>> start

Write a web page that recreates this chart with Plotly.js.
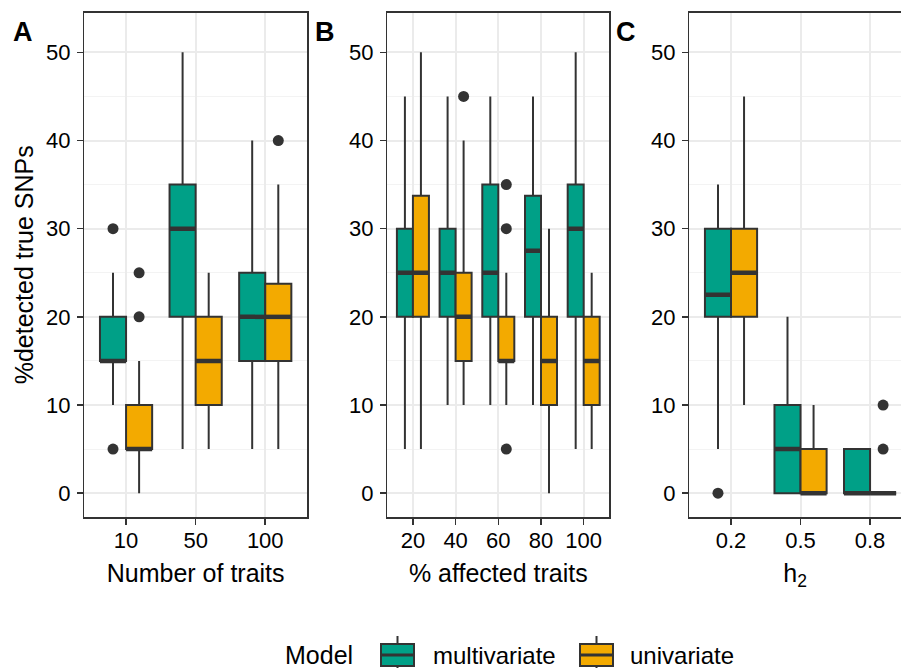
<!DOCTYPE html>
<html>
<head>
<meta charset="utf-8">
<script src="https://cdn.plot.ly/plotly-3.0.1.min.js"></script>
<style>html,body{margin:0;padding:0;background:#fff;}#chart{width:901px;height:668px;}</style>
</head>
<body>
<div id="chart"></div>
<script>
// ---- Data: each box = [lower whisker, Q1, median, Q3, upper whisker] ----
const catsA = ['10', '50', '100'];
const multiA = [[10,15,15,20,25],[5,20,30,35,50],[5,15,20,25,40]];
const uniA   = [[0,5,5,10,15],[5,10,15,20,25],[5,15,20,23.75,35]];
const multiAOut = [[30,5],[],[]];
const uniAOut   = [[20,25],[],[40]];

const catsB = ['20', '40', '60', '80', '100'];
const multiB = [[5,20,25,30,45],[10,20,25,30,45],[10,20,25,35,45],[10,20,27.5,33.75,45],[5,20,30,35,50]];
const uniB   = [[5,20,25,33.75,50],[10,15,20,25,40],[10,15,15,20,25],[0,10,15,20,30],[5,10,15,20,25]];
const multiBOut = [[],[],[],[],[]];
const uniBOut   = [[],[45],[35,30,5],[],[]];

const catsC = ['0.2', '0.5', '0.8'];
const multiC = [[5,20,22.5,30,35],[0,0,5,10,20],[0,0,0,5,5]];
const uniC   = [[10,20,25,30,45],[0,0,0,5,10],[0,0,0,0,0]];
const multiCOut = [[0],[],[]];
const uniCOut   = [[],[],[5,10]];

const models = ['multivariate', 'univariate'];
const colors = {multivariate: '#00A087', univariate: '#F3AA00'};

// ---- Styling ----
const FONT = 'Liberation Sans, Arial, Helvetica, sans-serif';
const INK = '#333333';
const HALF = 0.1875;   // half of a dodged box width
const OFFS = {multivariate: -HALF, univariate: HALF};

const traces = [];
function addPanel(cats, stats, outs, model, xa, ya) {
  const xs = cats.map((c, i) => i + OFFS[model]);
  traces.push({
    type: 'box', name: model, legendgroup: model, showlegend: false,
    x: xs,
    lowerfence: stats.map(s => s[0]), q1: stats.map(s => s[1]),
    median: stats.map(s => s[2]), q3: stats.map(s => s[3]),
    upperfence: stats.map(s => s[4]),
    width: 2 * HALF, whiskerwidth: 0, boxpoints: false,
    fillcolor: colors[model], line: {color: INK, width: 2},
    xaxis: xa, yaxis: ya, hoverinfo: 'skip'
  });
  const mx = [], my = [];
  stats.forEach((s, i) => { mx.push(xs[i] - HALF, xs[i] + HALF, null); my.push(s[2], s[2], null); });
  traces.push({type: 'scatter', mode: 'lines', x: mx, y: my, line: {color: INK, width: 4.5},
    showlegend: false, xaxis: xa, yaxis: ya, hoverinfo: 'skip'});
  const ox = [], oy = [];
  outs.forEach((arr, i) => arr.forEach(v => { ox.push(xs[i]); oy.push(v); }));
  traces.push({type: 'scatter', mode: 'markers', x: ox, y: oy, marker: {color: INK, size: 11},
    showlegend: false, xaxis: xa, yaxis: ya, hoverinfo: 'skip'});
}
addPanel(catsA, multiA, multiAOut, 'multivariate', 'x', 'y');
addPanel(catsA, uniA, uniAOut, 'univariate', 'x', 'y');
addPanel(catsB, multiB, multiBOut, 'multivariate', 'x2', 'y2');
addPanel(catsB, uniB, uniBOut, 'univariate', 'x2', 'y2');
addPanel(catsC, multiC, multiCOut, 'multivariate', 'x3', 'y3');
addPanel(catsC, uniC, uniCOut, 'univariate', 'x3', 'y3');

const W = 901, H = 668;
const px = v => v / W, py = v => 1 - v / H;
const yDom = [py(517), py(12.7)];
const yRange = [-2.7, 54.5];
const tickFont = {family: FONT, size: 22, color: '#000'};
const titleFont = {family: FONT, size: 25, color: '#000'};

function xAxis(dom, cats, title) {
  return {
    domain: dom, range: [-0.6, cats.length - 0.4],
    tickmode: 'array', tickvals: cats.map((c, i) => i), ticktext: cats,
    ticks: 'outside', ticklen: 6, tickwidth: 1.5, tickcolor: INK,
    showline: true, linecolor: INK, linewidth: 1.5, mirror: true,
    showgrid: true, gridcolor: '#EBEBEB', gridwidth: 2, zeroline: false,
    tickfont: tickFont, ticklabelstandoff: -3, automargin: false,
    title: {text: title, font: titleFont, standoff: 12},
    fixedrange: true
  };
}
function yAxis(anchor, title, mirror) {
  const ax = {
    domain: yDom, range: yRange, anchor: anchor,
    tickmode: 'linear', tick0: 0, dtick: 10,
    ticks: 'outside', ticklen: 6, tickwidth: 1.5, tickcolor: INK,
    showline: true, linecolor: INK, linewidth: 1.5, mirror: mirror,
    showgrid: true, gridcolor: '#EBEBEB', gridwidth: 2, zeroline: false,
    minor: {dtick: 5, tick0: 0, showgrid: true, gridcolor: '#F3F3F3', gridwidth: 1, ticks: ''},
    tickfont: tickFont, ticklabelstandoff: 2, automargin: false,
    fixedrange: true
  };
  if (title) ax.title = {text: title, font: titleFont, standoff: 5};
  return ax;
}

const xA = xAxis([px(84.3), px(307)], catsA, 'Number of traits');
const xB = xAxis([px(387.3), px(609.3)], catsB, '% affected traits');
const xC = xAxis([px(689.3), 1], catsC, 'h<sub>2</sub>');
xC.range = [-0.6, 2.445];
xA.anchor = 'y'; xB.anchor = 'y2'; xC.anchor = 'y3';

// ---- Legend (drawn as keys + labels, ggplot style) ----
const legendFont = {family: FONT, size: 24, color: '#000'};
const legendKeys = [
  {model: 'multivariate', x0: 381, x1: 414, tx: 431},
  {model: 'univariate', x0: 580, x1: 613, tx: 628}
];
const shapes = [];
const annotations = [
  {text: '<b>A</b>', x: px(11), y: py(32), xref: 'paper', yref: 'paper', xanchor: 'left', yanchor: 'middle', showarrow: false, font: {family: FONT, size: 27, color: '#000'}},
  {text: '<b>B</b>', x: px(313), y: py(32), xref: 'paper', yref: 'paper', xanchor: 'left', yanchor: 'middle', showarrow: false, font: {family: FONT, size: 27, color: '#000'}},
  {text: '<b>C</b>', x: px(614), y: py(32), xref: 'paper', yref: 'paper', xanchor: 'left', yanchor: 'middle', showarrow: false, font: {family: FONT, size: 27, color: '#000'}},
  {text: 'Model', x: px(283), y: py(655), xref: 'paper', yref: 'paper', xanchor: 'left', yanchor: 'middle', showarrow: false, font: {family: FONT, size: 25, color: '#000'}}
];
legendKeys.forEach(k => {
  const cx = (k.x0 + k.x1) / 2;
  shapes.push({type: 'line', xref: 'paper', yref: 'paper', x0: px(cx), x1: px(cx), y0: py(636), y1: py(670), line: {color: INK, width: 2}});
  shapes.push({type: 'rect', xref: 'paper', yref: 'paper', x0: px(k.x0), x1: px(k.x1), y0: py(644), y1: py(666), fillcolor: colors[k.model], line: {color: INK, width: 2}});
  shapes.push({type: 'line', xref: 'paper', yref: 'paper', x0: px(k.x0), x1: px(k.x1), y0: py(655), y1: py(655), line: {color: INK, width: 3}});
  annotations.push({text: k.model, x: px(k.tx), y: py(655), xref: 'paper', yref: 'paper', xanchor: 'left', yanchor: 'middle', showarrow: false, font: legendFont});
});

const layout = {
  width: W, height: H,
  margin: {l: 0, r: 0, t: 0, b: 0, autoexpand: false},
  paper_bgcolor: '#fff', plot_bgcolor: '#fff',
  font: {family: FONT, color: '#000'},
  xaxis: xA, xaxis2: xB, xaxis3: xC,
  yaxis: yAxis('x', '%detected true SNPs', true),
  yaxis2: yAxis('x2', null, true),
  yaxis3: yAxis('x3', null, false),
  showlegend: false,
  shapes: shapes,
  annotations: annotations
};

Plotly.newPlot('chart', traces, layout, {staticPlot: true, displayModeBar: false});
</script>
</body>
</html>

>> end
>> start

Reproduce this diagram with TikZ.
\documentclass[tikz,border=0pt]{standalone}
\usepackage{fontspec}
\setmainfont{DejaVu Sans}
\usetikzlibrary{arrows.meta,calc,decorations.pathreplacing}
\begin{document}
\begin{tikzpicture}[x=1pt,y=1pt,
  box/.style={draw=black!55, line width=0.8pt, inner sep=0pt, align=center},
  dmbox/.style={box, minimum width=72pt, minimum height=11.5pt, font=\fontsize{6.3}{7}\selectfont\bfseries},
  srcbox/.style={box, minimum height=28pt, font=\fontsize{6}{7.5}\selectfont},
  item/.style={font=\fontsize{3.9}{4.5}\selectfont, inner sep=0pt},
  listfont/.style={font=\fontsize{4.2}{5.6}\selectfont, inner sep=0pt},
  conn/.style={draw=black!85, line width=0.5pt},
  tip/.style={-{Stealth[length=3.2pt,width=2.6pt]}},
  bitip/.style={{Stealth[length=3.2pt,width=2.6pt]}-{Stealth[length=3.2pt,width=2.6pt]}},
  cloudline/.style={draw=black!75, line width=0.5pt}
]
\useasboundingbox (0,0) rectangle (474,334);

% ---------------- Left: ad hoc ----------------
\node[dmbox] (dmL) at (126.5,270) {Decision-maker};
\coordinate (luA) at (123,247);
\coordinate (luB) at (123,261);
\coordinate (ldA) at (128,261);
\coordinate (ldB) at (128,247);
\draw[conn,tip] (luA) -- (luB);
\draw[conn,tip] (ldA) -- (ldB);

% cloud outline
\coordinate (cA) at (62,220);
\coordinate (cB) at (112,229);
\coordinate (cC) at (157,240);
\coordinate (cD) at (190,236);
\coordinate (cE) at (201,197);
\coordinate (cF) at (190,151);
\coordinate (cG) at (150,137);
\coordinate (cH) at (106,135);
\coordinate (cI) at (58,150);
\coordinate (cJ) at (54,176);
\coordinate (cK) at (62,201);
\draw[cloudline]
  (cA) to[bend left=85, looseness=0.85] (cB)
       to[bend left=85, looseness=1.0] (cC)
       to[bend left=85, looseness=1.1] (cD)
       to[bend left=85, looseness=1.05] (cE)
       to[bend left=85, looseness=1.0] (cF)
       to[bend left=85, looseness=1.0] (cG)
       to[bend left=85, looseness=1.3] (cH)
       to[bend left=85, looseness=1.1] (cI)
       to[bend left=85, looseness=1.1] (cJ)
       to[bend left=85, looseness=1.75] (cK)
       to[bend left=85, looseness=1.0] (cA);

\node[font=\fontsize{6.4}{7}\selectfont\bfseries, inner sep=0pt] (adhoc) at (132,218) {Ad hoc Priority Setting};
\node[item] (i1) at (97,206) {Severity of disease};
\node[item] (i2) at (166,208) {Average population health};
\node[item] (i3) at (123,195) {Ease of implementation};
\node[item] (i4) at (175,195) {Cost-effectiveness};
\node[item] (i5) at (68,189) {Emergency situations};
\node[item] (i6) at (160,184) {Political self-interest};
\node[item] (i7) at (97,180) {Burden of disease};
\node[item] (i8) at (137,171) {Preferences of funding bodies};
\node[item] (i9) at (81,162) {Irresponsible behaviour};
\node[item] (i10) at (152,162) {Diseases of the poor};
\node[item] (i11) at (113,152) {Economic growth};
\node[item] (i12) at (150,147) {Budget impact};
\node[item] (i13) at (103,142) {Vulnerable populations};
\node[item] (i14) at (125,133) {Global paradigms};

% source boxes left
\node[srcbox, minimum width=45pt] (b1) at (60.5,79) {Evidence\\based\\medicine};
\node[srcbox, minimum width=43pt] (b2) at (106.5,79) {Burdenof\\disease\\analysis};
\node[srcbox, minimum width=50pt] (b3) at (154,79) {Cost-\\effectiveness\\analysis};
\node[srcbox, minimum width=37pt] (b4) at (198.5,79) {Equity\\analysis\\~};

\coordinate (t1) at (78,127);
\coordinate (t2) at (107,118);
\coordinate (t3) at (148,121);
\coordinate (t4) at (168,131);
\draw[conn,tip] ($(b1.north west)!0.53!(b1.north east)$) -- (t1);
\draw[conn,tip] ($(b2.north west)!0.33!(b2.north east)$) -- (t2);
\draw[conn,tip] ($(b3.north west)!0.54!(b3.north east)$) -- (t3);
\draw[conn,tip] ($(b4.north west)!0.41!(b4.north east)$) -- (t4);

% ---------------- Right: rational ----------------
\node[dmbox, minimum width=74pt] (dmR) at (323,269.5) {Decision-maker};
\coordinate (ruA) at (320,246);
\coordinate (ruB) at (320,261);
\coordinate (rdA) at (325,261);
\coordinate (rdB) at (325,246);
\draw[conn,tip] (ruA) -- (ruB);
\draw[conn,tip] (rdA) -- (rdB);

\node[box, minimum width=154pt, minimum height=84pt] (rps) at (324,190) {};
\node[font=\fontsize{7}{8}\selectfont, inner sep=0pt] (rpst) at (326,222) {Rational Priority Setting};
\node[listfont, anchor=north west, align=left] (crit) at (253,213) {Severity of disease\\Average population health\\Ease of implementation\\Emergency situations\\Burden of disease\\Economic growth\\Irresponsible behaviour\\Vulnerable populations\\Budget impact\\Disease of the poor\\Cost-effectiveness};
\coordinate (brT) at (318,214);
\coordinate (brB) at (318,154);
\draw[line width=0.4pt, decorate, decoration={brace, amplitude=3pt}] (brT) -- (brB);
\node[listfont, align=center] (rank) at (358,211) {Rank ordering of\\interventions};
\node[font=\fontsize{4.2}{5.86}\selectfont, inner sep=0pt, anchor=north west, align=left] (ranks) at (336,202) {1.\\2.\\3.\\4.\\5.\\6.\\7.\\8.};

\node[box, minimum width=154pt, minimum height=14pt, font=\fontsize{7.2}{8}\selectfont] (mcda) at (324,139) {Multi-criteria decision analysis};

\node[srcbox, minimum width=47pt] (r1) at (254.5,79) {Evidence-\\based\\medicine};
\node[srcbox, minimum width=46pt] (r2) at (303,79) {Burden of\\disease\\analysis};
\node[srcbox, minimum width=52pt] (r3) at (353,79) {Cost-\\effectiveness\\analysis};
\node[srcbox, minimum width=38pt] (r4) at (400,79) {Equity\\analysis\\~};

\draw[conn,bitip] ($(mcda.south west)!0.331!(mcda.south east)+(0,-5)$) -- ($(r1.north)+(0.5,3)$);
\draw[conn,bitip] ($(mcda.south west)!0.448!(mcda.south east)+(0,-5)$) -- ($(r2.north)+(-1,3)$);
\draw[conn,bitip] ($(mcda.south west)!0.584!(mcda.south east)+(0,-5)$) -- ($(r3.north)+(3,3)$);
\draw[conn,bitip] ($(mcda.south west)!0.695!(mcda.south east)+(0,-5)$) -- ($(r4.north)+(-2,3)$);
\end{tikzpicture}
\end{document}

>> end

PROBLEM STATEMENT → Retype precisely, and only, the span of lines that opens at the line containing "Reproduce this diagram with TikZ." and closes at the line containing "(0,0) rectangle (474,334);", both inclusive.

EXERCISE ANSWER →
Reproduce this diagram with TikZ.
\documentclass[tikz,border=0pt]{standalone}
\usepackage{fontspec}
\setmainfont{DejaVu Sans}
\usetikzlibrary{arrows.meta,calc,decorations.pathreplacing}
\begin{document}
\begin{tikzpicture}[x=1pt,y=1pt,
  box/.style={draw=black!55, line width=0.8pt, inner sep=0pt, align=center},
  dmbox/.style={box, minimum width=72pt, minimum height=11.5pt, font=\fontsize{6.3}{7}\selectfont\bfseries},
  srcbox/.style={box, minimum height=28pt, font=\fontsize{6}{7.5}\selectfont},
  item/.style={font=\fontsize{3.9}{4.5}\selectfont, inner sep=0pt},
  listfont/.style={font=\fontsize{4.2}{5.6}\selectfont, inner sep=0pt},
  conn/.style={draw=black!85, line width=0.5pt},
  tip/.style={-{Stealth[length=3.2pt,width=2.6pt]}},
  bitip/.style={{Stealth[length=3.2pt,width=2.6pt]}-{Stealth[length=3.2pt,width=2.6pt]}},
  cloudline/.style={draw=black!75, line width=0.5pt}
]
\useasboundingbox (0,0) rectangle (474,334);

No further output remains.